====== Data excerpt ======

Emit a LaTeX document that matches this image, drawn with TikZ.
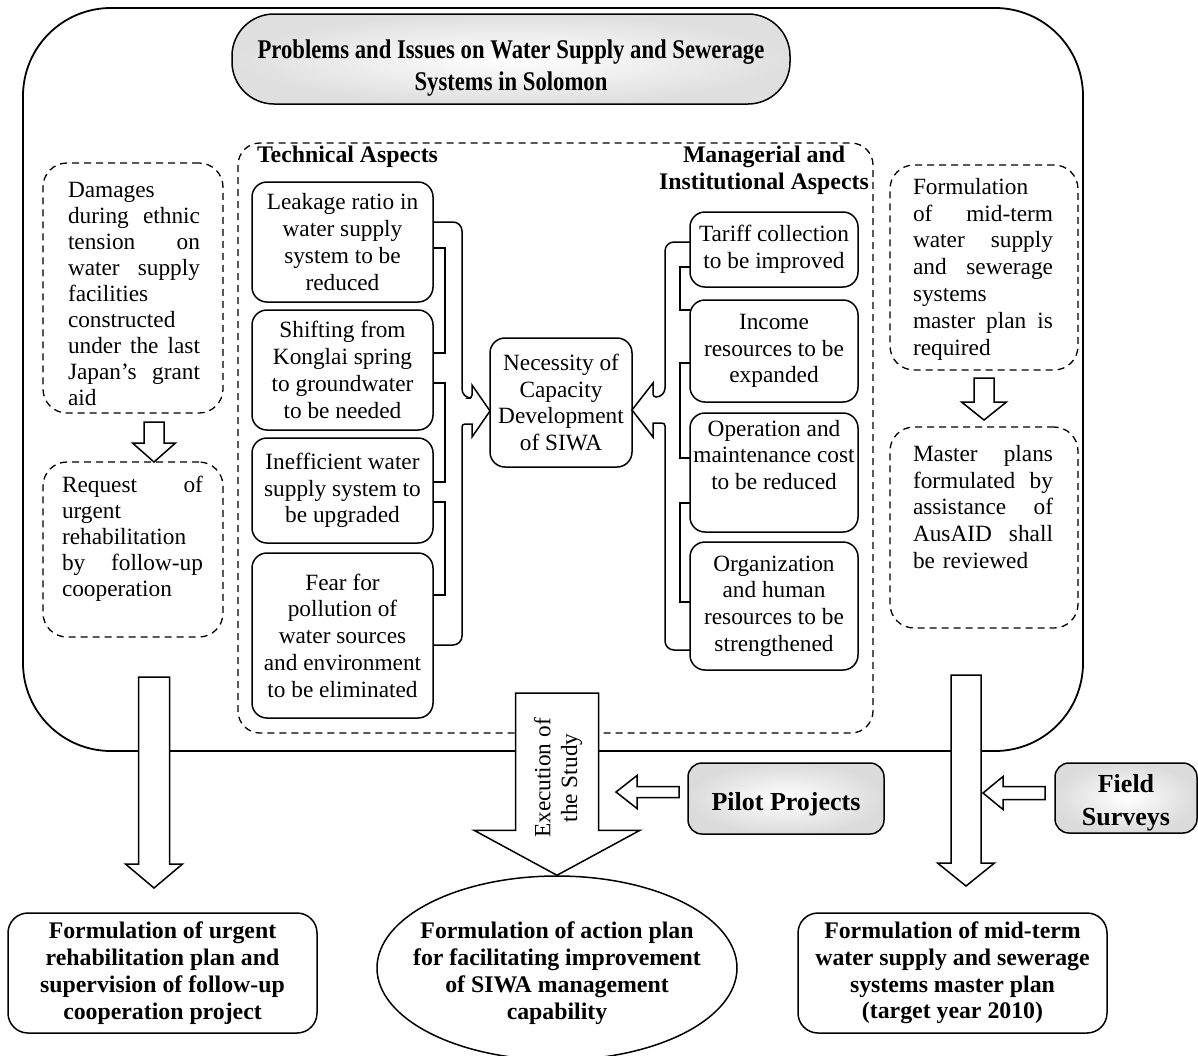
\documentclass[tikz,border=0pt]{standalone}
\usepackage{fontspec}
\setmainfont{Liberation Serif}
\newfontfamily\titlefont[FakeStretch=0.84]{Liberation Serif}
\usetikzlibrary{calc,shapes.geometric}

\newcommand\bodysize{\fontsize{23.3}{26.8}\selectfont}
\newcommand\boldsize{\fontsize{23.8}{26.8}\selectfont\bfseries}
% a fully justified line inside a left-aligned block
\newcommand\jl[1]{\makebox[\linewidth][s]{\spaceskip=.25em plus 1fil\relax #1}}

% hollow block arrow pointing down: top point, tip point, half shaft, half head, head length
\newcommand\downblock[5]{%
  \filldraw[blk] let \p1=(#1), \p2=(#2) in
  (\x2-#3pt,\y1) -- (\x2+#3pt,\y1) -- (\x2+#3pt,\y2+#5pt) -- (\x2+#4pt,\y2+#5pt)
  -- (\p2) -- (\x2-#4pt,\y2+#5pt) -- (\x2-#3pt,\y2+#5pt) -- cycle;}
% hollow block arrow pointing left: tail point, tip point, half shaft, half head, head length
\newcommand\leftblock[5]{%
  \filldraw[blk] let \p1=(#1), \p2=(#2) in
  (\x1,\y2+#3pt) -- (\x2+#5pt,\y2+#3pt) -- (\x2+#5pt,\y2+#4pt) -- (\p2)
  -- (\x2+#5pt,\y2-#4pt) -- (\x2+#5pt,\y2-#3pt) -- (\x1,\y2-#3pt) -- cycle;}

\tikzset{
  blk/.style={draw, fill=white, line width=1.5pt, line join=miter},
  tbox/.style={draw, line width=1.5pt, rounded corners=15pt, inner sep=0pt, outer sep=0pt,
    align=center, font=\bodysize},
  dbox/.style={draw, line width=1.3pt, dash pattern=on 7pt off 5pt, rounded corners=24pt,
    inner sep=0pt, outer sep=0pt},
  txt/.style={inner sep=0pt, font=\bodysize},
  jtxt/.style={inner sep=0pt, font=\fontsize{23.3}{26}\selectfont, align=left},
  goal/.style={draw, line width=1.5pt, rounded corners=20pt, inner sep=0pt, outer sep=0pt,
    align=center, font=\boldsize},
  gray box/.style={draw, line width=1.5pt, rounded corners=14pt, inner sep=0pt, outer sep=0pt,
    inner color=white, outer color=gray!28},
  input text/.style={inner sep=0pt, align=center, font=\fontsize{26}{33}\selectfont\bfseries},
  brace/.style={line width=1.5pt},
}

\begin{document}
\begin{tikzpicture}[x=1pt,y=-1pt]
\useasboundingbox (0,0) rectangle (1198,1055);

% frame of the problem area
\draw[line width=1.8pt, rounded corners=88pt] (23,8) rectangle (1083,751);
\draw[line width=1.3pt, dash pattern=on 7pt off 5pt, rounded corners=22pt] (238,143) rectangle (873,733);

% heading
\node[draw, line width=1.5pt, rounded corners=42pt, inner color=white, outer color=gray!25,
      minimum width=558pt, minimum height=90pt, inner sep=0pt] (head) at (511,59) {};
\node[align=center, inner sep=0pt, font=\titlefont\fontsize{27}{32}\selectfont\bfseries]
      at (511,68) {Problems and Issues on Water Supply and Sewerage\\Systems in Solomon};

% left column
\node[dbox, minimum width=180pt, minimum height=250pt] (dL1) at (133,288) {};
\node[jtxt, text width=132pt] at (134,294) {Damages\\\jl{during ethnic}\\\jl{tension on}\\
  \jl{water supply}\\facilities\\constructed\\\jl{under the last}\\\jl{Japan’s grant}\\aid};
\node[dbox, minimum width=180pt, minimum height=175pt] (dL2) at (133,549.5) {};
\node[jtxt, text width=141pt] at (132.5,539) {\jl{Request of}\\urgent\\rehabilitation\\
  \jl{by follow-up}\\cooperation};

% right column
\node[dbox, minimum width=188pt, minimum height=205pt] (dR1) at (984,267.5) {};
\node[jtxt, text width=140pt, font=\bodysize] at (983,269) {Formulation\\\jl{of mid-term}\\\jl{water supply}\\
  \jl{and sewerage}\\systems\\\jl{master plan is}\\required};
\node[dbox, minimum width=188pt, minimum height=201pt] (dR2) at (984,527.5) {};
\node[jtxt, text width=140pt, font=\bodysize] at (983,507) {\jl{Master plans}\\\jl{formulated by}\\
  \jl{assistance of}\\\jl{AusAID shall}\\be reviewed};

% technical aspects
\node[font=\boldsize, inner sep=0pt] at (347.5,157) {Technical Aspects};
\node[tbox, minimum width=181pt, minimum height=120pt] (t1) at (342.5,242)
  {Leakage ratio in\\water supply\\system to be\\reduced};
\node[tbox, minimum width=181pt, minimum height=120pt] (t2) at (342.5,370)
  {Shifting from\\Konglai spring\\to groundwater\\to be needed};
\node[tbox, minimum width=181pt, minimum height=105pt] (t3) at (342.5,490.5)
  {Inefficient water\\supply system to\\be upgraded};
\node[tbox, minimum width=181pt, minimum height=165pt] (t4) at (342.5,635.5)
  {Fear for\\pollution of\\water sources\\and environment\\to be eliminated};

% managerial and institutional aspects
\node[font=\boldsize, align=center, inner sep=0pt] at (764,170.5)
  {Managerial and\\Institutional Aspects};
\node[tbox, minimum width=168pt, minimum height=75pt] (m1) at (774,249.5)
  {Tariff collection\\to be improved};
\node[tbox, minimum width=168pt, minimum height=102pt] (m2) at (774,351)
  {Income\\resources to be\\expanded};
\node[tbox, minimum width=168pt, minimum height=119pt] (m3) at (774,472.5) {};
\node[txt, align=center] at ($(m3.north)+(0,42)$)
  {Operation and\\maintenance cost\\to be reduced};
\node[tbox, minimum width=168pt, minimum height=128pt] (m4) at (774,606)
  {Organization\\and human\\resources to be\\strengthened};

% core need
\node[tbox, minimum width=142pt, minimum height=129pt] (nb) at (561,402.5)
  {Necessity of\\Capacity\\Development\\of SIWA};

% links among the technical items
\draw[brace] (t1.east |- 0,248) -- (445,248) -- (445,353) -- (t2.east |- 0,353);
\draw[brace] (t2.east |- 0,383) -- (445,383) -- (445,482) -- (t3.east |- 0,482);
\draw[brace] (t3.east |- 0,502) -- (445,502) -- (445,595) -- (t4.east |- 0,595);
\draw[brace, line join=miter] (t1.east |- 0,222) [rounded corners=9pt] -- (462,222) -- (462,398)
  [rounded corners=3pt] -- (472,398) [sharp corners] -- (472,385) -- (nb.west |- 0,411)
  -- (472,437) -- (472,424) [rounded corners=3pt] -- (462,424)
  [rounded corners=9pt] -- (462,645) -- (t4.east |- 0,645);

% links among the managerial items
\draw[brace] (m1.west |- 0,267) -- (680,267) -- (680,310) -- (m2.west |- 0,310);
\draw[brace] (m2.west |- 0,363) -- (680,363) -- (680,458) -- (m3.west |- 0,458);
\draw[brace] (m3.west |- 0,503) -- (680,503) -- (680,602) -- (m4.west |- 0,602);
\draw[brace, line join=miter] (m1.west |- 0,242) [rounded corners=9pt] -- (665,242) -- (665,397)
  [rounded corners=3pt] -- (653,397) [sharp corners] -- (653,383) -- (nb.east |- 0,410)
  -- (653,437) -- (653,423) [rounded corners=3pt] -- (665,423)
  [rounded corners=9pt] -- (665,650) -- (m4.west |- 0,650);

% outcomes
\node[goal, minimum width=309pt, minimum height=120pt] (F1) at (162.5,973)
  {Formulation of urgent\\rehabilitation plan and\\supervision of follow-up\\cooperation project};
\node[draw, ellipse, line width=1.5pt, inner sep=0pt, minimum width=360pt, minimum height=184pt]
  (F2) at (557,968) {};
\node[inner sep=0pt, align=center, font=\boldsize] at ($(F2)+(0,5)$)
  {Formulation of action plan\\for facilitating improvement\\of SIWA management\\capability};
\node[goal, minimum width=309pt, minimum height=120pt] (F3) at (952.5,973)
  {Formulation of mid-term\\water supply and sewerage\\systems master plan\\(target year 2010)};

% inputs
\node[gray box, minimum width=196pt, minimum height=71pt] (pilot) at (786,798.5) {};
\node[input text] at ($(pilot)+(0,6)$) {Pilot Projects};
\node[gray box, minimum width=142pt, minimum height=70pt] (field) at (1126,798) {};
\node[input text] at ($(field)+(0,5)$) {Field\\Surveys};

% block arrows
\coordinate (sa1) at ($(dL1.south)+(21,9)$);
\coordinate (sa1tip) at ($(dL2.north)+(21,0)$);
\downblock{sa1}{sa1tip}{10}{21.5}{19}
\coordinate (sa2) at ($(dR1.south)+(0,8)$);
\coordinate (sa2tip) at ($(dR2.north)+(0,-7)$);
\downblock{sa2}{sa2tip}{10}{22.5}{18}

\coordinate (ba1) at (154,677);
\coordinate (ba1tip) at ($(F1.north)+(-8.5,-25)$);
\downblock{ba1}{ba1tip}{15.5}{28.5}{24}
\coordinate (ba2) at (557.5,693);
\coordinate (ba2tip) at (F2.north);
\downblock{ba2}{ba2tip}{41.5}{83}{45}
\coordinate (ba3) at (966,675);
\coordinate (ba3tip) at ($(F3.north)+(13.5,-27)$);
\downblock{ba3}{ba3tip}{15}{28.5}{23}

\coordinate (pa) at ($(pilot.west)+(-9,-6.5)$);
\coordinate (patip) at (616,792);
\leftblock{pa}{patip}{5.5}{16.5}{21}
\coordinate (fa) at ($(field.west)+(-10,-5)$);
\coordinate (fatip) at (983,793);
\leftblock{fa}{fatip}{6.5}{16.5}{20}

\node[txt, rotate=90, align=center] at (558,778) {Execution of\\the Study};
\end{tikzpicture}
\end{document}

======

* [Directions]
Write out exactly the lines between the start of the data and the line with "-- (\x2+#5pt,\y2-#4pt) -- (\x2+#5pt,\y2-#3pt)", including both, but none of the pictures.

* [Reply]
Emit a LaTeX document that matches this image, drawn with TikZ.
\documentclass[tikz,border=0pt]{standalone}
\usepackage{fontspec}
\setmainfont{Liberation Serif}
\newfontfamily\titlefont[FakeStretch=0.84]{Liberation Serif}
\usetikzlibrary{calc,shapes.geometric}

\newcommand\bodysize{\fontsize{23.3}{26.8}\selectfont}
\newcommand\boldsize{\fontsize{23.8}{26.8}\selectfont\bfseries}
% a fully justified line inside a left-aligned block
\newcommand\jl[1]{\makebox[\linewidth][s]{\spaceskip=.25em plus 1fil\relax #1}}

% hollow block arrow pointing down: top point, tip point, half shaft, half head, head length
\newcommand\downblock[5]{%
  \filldraw[blk] let \p1=(#1), \p2=(#2) in
  (\x2-#3pt,\y1) -- (\x2+#3pt,\y1) -- (\x2+#3pt,\y2+#5pt) -- (\x2+#4pt,\y2+#5pt)
  -- (\p2) -- (\x2-#4pt,\y2+#5pt) -- (\x2-#3pt,\y2+#5pt) -- cycle;}
% hollow block arrow pointing left: tail point, tip point, half shaft, half head, head length
\newcommand\leftblock[5]{%
  \filldraw[blk] let \p1=(#1), \p2=(#2) in
  (\x1,\y2+#3pt) -- (\x2+#5pt,\y2+#3pt) -- (\x2+#5pt,\y2+#4pt) -- (\p2)
  -- (\x2+#5pt,\y2-#4pt) -- (\x2+#5pt,\y2-#3pt) -- (\x1,\y2-#3pt) -- cycle;}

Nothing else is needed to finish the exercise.